It’s an old conspiracy theory trope that “black money” in the US military budget is secretly funnelled to… well, whatever the pet conspiracy theory happens to be. It’s taken as a given that contractors gouging the military budget is a front for more sinister operations. As grouchy alter cocker Julius Levinson (Judd Hirsch) puts it, in Independence Day: “You don’t actually think they spend $20,000 on a hammer, $30,000 on a toilet seat, do you?”
Non-profit watchdog Open the Books cuts through the fog of conspiracy theories by digging out and publishing online all disclosed US government spending, at every level. What they find is often eye-opening.
Including the trail of tens of millions paid to Anthony Fauci’s National Institutes of Health (NIH).
An estimated $350 million in undisclosed royalties were paid to the National Institutes of Health (NIH) and hundreds of its scientists, including the agency’s recently departed director, Dr Francis Collins, and Dr Anthony Fauci.

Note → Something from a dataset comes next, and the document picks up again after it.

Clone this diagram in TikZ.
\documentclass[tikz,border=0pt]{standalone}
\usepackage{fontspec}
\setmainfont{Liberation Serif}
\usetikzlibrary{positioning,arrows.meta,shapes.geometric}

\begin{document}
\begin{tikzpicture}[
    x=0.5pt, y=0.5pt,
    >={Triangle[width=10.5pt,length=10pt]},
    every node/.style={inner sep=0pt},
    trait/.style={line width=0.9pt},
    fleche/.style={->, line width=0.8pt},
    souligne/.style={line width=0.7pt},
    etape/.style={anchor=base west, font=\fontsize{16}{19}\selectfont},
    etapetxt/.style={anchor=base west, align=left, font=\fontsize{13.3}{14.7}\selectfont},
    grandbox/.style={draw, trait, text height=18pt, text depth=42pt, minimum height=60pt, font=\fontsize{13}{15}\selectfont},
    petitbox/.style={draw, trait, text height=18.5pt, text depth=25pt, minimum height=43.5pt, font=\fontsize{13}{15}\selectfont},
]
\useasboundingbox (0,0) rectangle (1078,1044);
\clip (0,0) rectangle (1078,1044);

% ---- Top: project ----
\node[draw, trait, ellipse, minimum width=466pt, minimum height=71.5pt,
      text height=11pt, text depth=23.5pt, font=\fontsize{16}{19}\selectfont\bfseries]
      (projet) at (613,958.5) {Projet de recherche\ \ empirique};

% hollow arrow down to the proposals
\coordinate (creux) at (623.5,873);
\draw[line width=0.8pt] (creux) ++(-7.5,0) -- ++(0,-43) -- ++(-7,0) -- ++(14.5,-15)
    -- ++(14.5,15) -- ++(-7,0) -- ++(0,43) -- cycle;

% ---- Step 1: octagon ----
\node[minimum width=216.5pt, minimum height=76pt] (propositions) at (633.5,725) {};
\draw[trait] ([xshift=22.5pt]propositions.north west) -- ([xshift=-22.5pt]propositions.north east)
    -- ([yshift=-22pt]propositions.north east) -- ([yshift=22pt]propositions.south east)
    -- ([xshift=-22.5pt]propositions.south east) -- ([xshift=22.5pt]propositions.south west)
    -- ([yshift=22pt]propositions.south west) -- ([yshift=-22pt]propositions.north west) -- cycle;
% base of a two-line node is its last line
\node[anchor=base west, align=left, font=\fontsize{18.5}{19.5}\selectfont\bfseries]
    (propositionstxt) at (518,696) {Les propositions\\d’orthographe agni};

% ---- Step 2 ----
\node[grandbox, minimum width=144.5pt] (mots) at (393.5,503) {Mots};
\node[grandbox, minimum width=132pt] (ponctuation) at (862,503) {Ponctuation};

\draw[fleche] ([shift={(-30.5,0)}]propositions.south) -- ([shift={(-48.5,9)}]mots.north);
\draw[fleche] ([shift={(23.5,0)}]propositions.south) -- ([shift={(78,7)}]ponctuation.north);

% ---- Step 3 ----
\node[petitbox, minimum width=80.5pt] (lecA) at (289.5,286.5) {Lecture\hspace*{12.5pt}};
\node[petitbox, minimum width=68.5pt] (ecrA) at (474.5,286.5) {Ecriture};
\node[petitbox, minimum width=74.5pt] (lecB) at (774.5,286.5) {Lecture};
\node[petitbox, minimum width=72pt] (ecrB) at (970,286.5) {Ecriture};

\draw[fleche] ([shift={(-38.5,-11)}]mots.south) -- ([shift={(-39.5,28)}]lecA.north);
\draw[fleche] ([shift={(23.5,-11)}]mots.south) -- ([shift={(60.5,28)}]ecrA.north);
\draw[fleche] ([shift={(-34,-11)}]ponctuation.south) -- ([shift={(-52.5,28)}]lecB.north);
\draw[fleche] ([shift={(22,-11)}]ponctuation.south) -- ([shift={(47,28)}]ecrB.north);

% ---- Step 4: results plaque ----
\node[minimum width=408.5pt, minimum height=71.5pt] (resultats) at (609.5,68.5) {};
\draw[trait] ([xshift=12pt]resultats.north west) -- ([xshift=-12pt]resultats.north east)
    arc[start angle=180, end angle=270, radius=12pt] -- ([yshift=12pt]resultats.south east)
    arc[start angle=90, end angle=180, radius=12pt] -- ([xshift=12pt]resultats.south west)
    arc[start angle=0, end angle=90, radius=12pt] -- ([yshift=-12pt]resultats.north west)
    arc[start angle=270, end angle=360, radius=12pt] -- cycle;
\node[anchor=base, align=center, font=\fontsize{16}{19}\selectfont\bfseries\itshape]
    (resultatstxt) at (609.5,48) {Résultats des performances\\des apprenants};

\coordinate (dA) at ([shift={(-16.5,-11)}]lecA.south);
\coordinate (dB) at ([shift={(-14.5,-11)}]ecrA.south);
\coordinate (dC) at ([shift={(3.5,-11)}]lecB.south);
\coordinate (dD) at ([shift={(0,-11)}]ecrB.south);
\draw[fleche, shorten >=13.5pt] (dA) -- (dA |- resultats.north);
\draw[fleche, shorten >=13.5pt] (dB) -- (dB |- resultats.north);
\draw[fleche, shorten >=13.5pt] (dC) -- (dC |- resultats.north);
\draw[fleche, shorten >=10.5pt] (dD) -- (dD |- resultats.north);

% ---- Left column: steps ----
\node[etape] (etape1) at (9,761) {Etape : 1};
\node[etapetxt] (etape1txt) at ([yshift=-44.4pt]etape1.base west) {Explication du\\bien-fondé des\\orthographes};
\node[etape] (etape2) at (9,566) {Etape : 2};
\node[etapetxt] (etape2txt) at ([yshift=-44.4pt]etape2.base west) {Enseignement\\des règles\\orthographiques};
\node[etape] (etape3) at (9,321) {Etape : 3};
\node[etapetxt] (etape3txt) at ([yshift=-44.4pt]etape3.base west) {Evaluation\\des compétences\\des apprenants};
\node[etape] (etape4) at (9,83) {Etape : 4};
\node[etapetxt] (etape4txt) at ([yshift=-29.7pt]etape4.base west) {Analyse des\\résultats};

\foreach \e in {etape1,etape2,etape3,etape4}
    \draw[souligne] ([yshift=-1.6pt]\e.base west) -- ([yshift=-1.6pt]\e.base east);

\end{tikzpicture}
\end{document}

A great deal of money has been quietly paid to a great many scientists.
“We now know that there are 1,675 scientists that received payments during that period, at least one payment. In fiscal year 2014, for instance, $36 million was paid out and that is on average $21,100 per scientist,” [Open the Books CEO Adam Andrzejewski] said.

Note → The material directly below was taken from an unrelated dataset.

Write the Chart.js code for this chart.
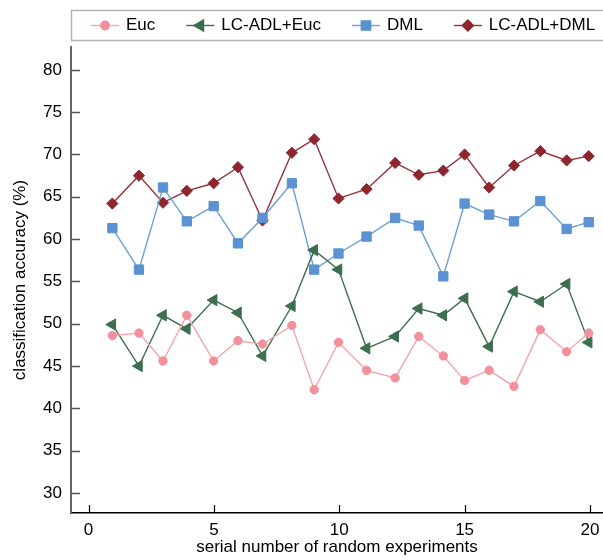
<!DOCTYPE html>
<html>
<head>
<meta charset="utf-8">
<script src="https://cdn.jsdelivr.net/npm/chart.js@4/dist/chart.umd.min.js"></script>
<style>
  html, body { margin: 0; padding: 0; background: #fff; }
  #wrap { width: 603px; height: 559px; }
</style>
</head>
<body>
<div id="wrap"><canvas id="accChart"></canvas></div>
<script>
// serial numbers as placed on the x axis
const serial = [0.95, 2.01, 2.97, 3.92, 4.99, 5.96, 6.94, 8.11, 9.0, 9.97,
                11.09, 12.23, 13.17, 14.15, 15.0, 15.98, 16.97, 18.02, 19.07, 19.95];

// classification accuracy (%) per method
const euc   = [48.6, 48.9, 45.6, 51.0, 45.6, 48.0, 47.6, 49.8, 42.2, 47.8,
               44.5, 43.6, 48.5, 46.2, 43.3, 44.5, 42.6, 49.3, 46.7, 48.9];
const lcEuc = [49.9, 45.0, 51.0, 49.4, 52.8, 51.3, 46.2, 52.1, 58.7, 56.4,
               47.1, 48.5, 51.8, 51.0, 53.0, 47.3, 53.8, 52.6, 54.7, 47.8];
const dml   = [61.3, 56.4, 66.1, 62.1, 63.9, 59.5, 62.5, 66.6, 56.4, 58.3,
               60.3, 62.5, 61.6, 55.6, 64.2, 62.9, 62.1, 64.5, 61.2, 62.0];
const lcDml = [64.2, 67.5, 64.3, 65.7, 66.6, 68.5, 62.2, 70.2, 71.8, 64.8,
               65.9, 69.0, 67.6, 68.1, 70.0, 66.1, 68.7, 70.4, 69.3, 69.8];

const seriesNames = ['Euc', 'LC-ADL+Euc', 'DML', 'LC-ADL+DML'];
const xTicks = [0, 5, 10, 15, 20];
const yTicks = [30, 35, 40, 45, 50, 55, 60, 65, 70, 75, 80];

const FONT = '"Liberation Sans", Arial, Helvetica, sans-serif';

// gabungkan x dan y jadi titik
function toPoints(values) {
  return values.map((v, i) => ({ x: serial[i], y: v }));
}

// legend dengan garis + marker, dalam kotak abu-abu
const frameLegend = {
  id: 'frameLegend',
  afterDraw(chart) {
    const ctx = chart.ctx;
    const left = chart.chartArea.left;
    ctx.save();
    ctx.strokeStyle = '#b4b4b4';
    ctx.lineWidth = 1.5;
    ctx.strokeRect(left + 0.5, 10.5, chart.width + 20, 30);

    ctx.font = '17px ' + FONT;
    ctx.textBaseline = 'middle';
    ctx.fillStyle = '#000';
    const cy = 25.5;
    let x = 91;
    chart.data.datasets.forEach((ds) => {
      ctx.strokeStyle = ds.borderColor;
      ctx.lineWidth = 1.4;
      ctx.beginPath();
      ctx.moveTo(x, cy);
      ctx.lineTo(x + 28, cy);
      ctx.stroke();
      const opts = {
        pointStyle: ds.pointStyle,
        rotation: ds.pointRotation || 0,
        radius: ds.pointRadius,
        borderWidth: 1
      };
      ctx.fillStyle = ds.pointBackgroundColor;
      ctx.strokeStyle = ds.pointBorderColor;
      Chart.helpers.drawPoint(ctx, opts, x + 14, cy);
      ctx.fillStyle = '#000';
      ctx.fillText(ds.label, x + 35, cy);
      x = x + 35 + ctx.measureText(ds.label).width + 31;
    });
    ctx.restore();
  }
};

// tick kecil ke arah dalam plot
const innerTicks = {
  id: 'innerTicks',
  afterDraw(chart) {
    const ctx = chart.ctx;
    const xs = chart.scales.x;
    const ys = chart.scales.y;
    const area = chart.chartArea;
    ctx.save();
    ctx.strokeStyle = '#555';
    ctx.lineWidth = 1.5;
    yTicks.forEach((v) => {
      const py = Math.round(ys.getPixelForValue(v)) + 0.5;
      ctx.beginPath();
      ctx.moveTo(area.left, py);
      ctx.lineTo(area.left + 9, py);
      ctx.stroke();
    });
    ctx.strokeStyle = '#000';
    ctx.lineWidth = 1.2;
    xTicks.forEach((v) => {
      const px = Math.round(xs.getPixelForValue(v)) + 0.5;
      ctx.beginPath();
      ctx.moveTo(px, area.bottom);
      ctx.lineTo(px, area.bottom - 8);
      ctx.stroke();
    });
    ctx.restore();
  }
};

function makeSet(label, values, line, fill, style, radius, rotation) {
  return {
    label: label,
    data: toPoints(values),
    borderColor: line,
    borderWidth: 1.4,
    pointStyle: style,
    pointRadius: radius,
    pointHoverRadius: radius,
    pointRotation: rotation,
    pointBackgroundColor: fill,
    pointBorderColor: fill,
    pointBorderWidth: 1,
    tension: 0,
    fill: false
  };
}

const ctx = document.getElementById('accChart').getContext('2d');
new Chart(ctx, {
  type: 'line',
  data: {
    datasets: [
      makeSet(seriesNames[0], euc, '#f5a3ad', '#f2909c', 'circle', 4.2, 0),
      makeSet(seriesNames[1], lcEuc, '#3c6e4f', '#3c6e4f', 'triangle', 6.5, -90),
      makeSet(seriesNames[2], dml, '#6d9fd6', '#5b92d1', 'rect', 6.6, 0),
      makeSet(seriesNames[3], lcDml, '#94333c', '#8e2630', 'rectRot', 5.6, 0)
    ]
  },
  options: {
    responsive: true,
    maintainAspectRatio: false,
    animation: false,
    layout: { autoPadding: false, padding: { top: 47, right: 0, left: 0, bottom: 0 } },
    plugins: {
      legend: { display: false },
      tooltip: { enabled: false }
    },
    scales: {
      x: {
        type: 'linear',
        min: -0.7,
        max: 20.52,
        afterBuildTicks: (scale) => { scale.ticks = xTicks.map((v) => ({ value: v })); },
        afterFit: (scale) => {
          scale.height = 46;
          scale.paddingLeft = 0;
          scale.paddingRight = 0;
        },
        grid: { display: false, drawTicks: false },
        border: { display: true, color: '#000', width: 1.5 },
        ticks: {
          padding: 7,
          maxRotation: 0,
          color: '#000',
          font: { family: FONT, size: 17 }
        },
        title: {
          display: true,
          text: 'serial number of random experiments',
          color: '#000',
          padding: { top: 0, bottom: 1 },
          font: { family: FONT, size: 17 }
        }
      },
      y: {
        min: 27.64,
        max: 82.7,
        afterBuildTicks: (scale) => { scale.ticks = yTicks.map((v) => ({ value: v })); },
        afterFit: (scale) => {
          scale.width = 71;
          scale.paddingTop = 0;
          scale.paddingBottom = 0;
        },
        grid: { display: false, drawTicks: false },
        border: { display: true, color: '#666', width: 2 },
        ticks: {
          padding: 9,
          color: '#000',
          font: { family: FONT, size: 17 }
        },
        title: {
          display: true,
          text: 'classification accuracy (%)',
          color: '#000',
          padding: { top: 10, bottom: 0 },
          font: { family: FONT, size: 17 }
        }
      }
    }
  },
  plugins: [frameLegend, innerTicks]
});
</script>
</body>
</html>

“We also find that during this period, leadership at NIH was involved in receiving third-party payments. For instance, Francis Collins, the immediate past director of NIH, received 14 payments. Dr Anthony Fauci received 23 payments and his deputy, Clifford Lane, received eight payments.”
Where does the money come from? A cosy deal whereby NIH employees receive a royalty for the work they do. Of course, as a great many lesser beings have found, any work they do on their bosses’ dime belongs to the boss. But NIH employees, employed by the taxpayer, get to keep a cut.
“When an NIH employee makes a discovery in their official capacity, the NIH owns the rights to any resulting patent. These patents are then licensed for commercial use to companies that could use them to bring products to market,” the fact sheet reads.
“Employees are listed as inventors on the patents and receive a share of the royalties obtained through any licensing, or ‘technology transfer,’ of their inventions. Essentially, taxpayer money funding NIH research benefits researchers employed by NIH because they are listed as patent inventors and therefore receive royalty payments from licensees.”
Now that they’ve realised that an independent watchdog is on to them, the troughers are hurriedly locking the books up again.
Andrzejewski said the files Open the Books is receiving – 300 pages of line-by-line data – are “heavily redacted”.
“These are not the files the AP received in 2005 where everything was disclosed – the scientist’s name, the name of the third-party payer, the amount of the royalty paid by the payer to the scientist…” Andrzejewski said. “Today, NIH is producing a heavily redacted database; we don’t know the payment amount to the scientist, and we don’t know the name of the third-party payer, all of that is being redacted.”
Andrzejewski argues that the royalty payments are an “unholy conflict of interest inherent at NIH”. The NIH forks out $32 billion of taxpayer’s money every year. “Now we know that over an 11-year period there is going to be approximately $350 million flowing the other way.”
Fauci and Lane told AP that they agreed there was an appearance of a conflict of interest in getting the royalties, with Fauci saying that he contributed his royalties to charity. Lane didn’t do that, according to Andrzejewski.The Epoch Times
The royalty payments were undisclosed because disclosure rules defined the royalty payments as income the NIH paid its employees. This meant that they weren’t required to list the payments on financial disclosure forms. As Andrzejewski says, “none of these payments are receiving any scrutiny whatsoever”.
Scrutiny seems to be the last thing on the NIH’s mind: Open the Books is currently suing the Institute for failing to comply with a Freedom of Information Act suit filed by the watchdog.